** Start GIVEN MATERIAL **

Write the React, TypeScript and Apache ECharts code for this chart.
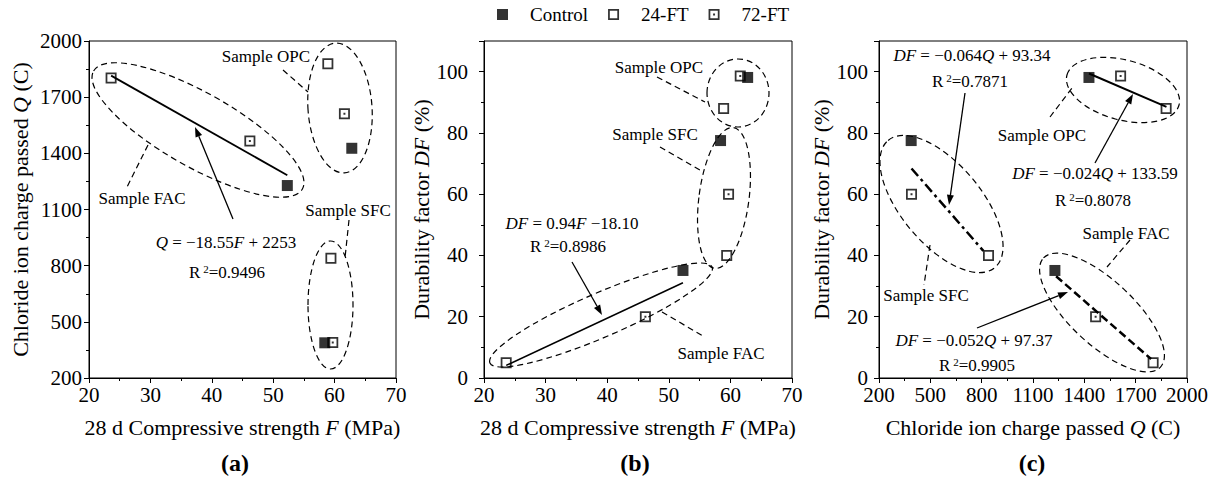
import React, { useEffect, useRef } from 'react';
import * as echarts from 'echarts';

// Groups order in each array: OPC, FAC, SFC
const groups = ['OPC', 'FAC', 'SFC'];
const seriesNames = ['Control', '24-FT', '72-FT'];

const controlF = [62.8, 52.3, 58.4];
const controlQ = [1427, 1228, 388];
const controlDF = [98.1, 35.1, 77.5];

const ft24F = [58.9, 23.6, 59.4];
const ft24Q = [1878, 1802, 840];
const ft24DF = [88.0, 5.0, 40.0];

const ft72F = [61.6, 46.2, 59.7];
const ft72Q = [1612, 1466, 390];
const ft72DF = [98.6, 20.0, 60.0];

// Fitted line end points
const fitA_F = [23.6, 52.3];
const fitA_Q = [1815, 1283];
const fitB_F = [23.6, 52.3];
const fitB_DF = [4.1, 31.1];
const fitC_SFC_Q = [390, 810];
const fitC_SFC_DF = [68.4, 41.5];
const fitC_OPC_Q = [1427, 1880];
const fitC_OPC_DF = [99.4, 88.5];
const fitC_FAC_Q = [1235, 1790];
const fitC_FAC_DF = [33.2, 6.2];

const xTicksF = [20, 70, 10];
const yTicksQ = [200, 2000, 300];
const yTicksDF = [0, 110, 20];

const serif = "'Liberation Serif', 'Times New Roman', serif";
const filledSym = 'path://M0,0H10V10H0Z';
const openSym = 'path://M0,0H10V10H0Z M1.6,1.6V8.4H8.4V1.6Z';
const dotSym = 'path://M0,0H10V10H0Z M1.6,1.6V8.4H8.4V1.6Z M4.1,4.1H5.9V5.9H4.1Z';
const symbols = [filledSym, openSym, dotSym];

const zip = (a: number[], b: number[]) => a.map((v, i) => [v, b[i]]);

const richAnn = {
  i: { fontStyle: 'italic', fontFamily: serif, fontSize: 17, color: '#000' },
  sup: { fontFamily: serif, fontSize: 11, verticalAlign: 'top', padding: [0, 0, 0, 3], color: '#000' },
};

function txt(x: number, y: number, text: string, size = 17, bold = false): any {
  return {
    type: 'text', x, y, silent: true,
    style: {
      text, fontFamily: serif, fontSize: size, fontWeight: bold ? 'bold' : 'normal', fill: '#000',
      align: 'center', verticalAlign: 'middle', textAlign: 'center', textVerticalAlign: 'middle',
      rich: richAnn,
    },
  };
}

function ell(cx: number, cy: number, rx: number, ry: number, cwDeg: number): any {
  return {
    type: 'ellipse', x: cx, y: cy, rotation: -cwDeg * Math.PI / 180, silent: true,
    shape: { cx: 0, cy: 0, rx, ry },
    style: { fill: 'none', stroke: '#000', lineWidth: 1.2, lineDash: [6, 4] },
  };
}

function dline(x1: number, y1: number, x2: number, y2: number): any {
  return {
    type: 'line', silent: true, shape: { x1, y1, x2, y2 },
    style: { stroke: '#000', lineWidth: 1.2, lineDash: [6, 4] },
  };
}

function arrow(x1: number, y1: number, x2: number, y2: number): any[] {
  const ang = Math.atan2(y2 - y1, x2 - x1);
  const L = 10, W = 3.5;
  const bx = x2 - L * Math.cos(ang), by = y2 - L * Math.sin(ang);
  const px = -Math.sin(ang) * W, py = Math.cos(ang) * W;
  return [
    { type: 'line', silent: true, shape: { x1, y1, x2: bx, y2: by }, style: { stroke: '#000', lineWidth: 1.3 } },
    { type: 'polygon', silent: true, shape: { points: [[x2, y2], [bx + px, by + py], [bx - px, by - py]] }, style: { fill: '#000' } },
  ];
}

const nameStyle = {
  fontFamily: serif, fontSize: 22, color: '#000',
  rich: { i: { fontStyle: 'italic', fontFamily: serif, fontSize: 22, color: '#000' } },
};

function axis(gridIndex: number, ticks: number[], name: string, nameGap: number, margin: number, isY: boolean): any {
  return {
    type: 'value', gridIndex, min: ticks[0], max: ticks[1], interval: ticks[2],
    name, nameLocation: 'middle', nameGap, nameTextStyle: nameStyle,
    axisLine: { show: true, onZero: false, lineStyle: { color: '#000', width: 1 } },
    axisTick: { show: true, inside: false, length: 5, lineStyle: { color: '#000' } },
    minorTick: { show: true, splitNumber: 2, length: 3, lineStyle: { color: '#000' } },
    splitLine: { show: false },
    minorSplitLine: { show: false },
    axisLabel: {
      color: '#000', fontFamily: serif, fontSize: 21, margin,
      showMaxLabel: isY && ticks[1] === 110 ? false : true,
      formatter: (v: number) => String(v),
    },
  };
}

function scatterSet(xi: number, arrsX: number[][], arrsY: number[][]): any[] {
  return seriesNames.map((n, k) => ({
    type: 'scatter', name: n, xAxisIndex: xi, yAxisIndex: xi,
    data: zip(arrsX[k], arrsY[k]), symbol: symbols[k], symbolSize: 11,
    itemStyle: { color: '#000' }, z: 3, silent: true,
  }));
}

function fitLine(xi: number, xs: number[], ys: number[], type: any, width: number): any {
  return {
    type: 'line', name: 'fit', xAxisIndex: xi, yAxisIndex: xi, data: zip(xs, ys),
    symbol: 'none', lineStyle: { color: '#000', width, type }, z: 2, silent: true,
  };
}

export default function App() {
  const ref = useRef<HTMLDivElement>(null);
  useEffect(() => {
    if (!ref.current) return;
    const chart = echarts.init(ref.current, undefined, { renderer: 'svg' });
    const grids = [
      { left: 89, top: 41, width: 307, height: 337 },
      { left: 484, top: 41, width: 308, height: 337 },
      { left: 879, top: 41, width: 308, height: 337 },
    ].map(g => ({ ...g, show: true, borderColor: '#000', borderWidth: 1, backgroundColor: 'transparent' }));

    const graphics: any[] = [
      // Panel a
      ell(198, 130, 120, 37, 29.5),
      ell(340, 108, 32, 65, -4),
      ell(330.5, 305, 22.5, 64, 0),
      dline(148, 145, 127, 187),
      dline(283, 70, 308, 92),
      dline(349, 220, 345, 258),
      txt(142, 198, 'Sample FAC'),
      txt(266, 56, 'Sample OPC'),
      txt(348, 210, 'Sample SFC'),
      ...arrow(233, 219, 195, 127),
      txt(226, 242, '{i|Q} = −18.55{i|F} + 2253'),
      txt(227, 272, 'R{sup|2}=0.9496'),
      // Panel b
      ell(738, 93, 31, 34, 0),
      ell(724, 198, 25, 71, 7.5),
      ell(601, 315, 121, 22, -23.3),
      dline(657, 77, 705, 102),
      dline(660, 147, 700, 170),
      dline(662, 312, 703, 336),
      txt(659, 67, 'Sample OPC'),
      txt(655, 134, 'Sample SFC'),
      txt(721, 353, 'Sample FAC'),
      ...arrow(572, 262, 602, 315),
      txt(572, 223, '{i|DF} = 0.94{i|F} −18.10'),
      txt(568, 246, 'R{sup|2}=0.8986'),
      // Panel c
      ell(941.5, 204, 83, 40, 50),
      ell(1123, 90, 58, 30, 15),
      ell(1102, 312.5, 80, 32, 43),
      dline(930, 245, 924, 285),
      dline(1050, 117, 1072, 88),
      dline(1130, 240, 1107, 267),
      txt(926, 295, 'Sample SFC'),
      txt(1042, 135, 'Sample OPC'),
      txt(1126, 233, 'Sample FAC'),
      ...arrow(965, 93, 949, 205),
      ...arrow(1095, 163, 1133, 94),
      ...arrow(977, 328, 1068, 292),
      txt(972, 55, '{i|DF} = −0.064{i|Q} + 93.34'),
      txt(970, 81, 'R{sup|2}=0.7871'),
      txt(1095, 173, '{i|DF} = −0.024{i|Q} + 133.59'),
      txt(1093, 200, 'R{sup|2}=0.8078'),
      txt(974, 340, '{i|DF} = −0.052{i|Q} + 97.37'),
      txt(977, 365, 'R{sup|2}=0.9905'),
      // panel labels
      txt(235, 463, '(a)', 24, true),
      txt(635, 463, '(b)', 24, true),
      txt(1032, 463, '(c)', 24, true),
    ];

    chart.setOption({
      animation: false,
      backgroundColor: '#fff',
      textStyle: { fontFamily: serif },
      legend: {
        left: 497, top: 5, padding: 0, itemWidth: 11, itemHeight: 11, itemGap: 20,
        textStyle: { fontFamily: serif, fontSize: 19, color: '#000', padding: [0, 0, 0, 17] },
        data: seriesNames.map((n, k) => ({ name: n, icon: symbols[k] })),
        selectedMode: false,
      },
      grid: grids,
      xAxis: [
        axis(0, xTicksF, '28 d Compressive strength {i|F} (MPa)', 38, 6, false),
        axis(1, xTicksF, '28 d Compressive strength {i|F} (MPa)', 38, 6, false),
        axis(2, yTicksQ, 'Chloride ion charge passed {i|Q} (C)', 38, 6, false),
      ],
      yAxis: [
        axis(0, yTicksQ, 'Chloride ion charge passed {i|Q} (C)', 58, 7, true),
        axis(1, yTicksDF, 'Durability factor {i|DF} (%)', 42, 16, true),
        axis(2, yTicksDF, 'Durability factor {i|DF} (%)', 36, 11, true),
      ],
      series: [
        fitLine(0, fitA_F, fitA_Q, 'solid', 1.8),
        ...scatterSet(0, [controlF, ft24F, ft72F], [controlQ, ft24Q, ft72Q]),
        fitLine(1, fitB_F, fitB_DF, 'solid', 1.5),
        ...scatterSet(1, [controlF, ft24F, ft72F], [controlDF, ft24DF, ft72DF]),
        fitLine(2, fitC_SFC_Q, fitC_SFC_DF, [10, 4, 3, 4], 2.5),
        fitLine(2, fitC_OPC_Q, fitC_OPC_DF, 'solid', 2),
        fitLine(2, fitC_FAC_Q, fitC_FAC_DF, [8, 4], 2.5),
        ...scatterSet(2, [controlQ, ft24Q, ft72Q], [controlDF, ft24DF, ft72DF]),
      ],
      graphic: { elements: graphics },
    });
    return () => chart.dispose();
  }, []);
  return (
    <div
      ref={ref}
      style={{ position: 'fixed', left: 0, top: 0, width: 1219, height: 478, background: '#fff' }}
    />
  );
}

** End GIVEN MATERIAL **

▸ STATED GOAL
Repeat the listing above exactly from its first line to the line containing "const ft24DF = [88.0, 5.0, 40.0];", both included, and omit the pictures.

▸ OUTPUT FOR THIS TASK
Write the React, TypeScript and Apache ECharts code for this chart.
import React, { useEffect, useRef } from 'react';
import * as echarts from 'echarts';

// Groups order in each array: OPC, FAC, SFC
const groups = ['OPC', 'FAC', 'SFC'];
const seriesNames = ['Control', '24-FT', '72-FT'];

const controlF = [62.8, 52.3, 58.4];
const controlQ = [1427, 1228, 388];
const controlDF = [98.1, 35.1, 77.5];

const ft24F = [58.9, 23.6, 59.4];
const ft24Q = [1878, 1802, 840];
const ft24DF = [88.0, 5.0, 40.0];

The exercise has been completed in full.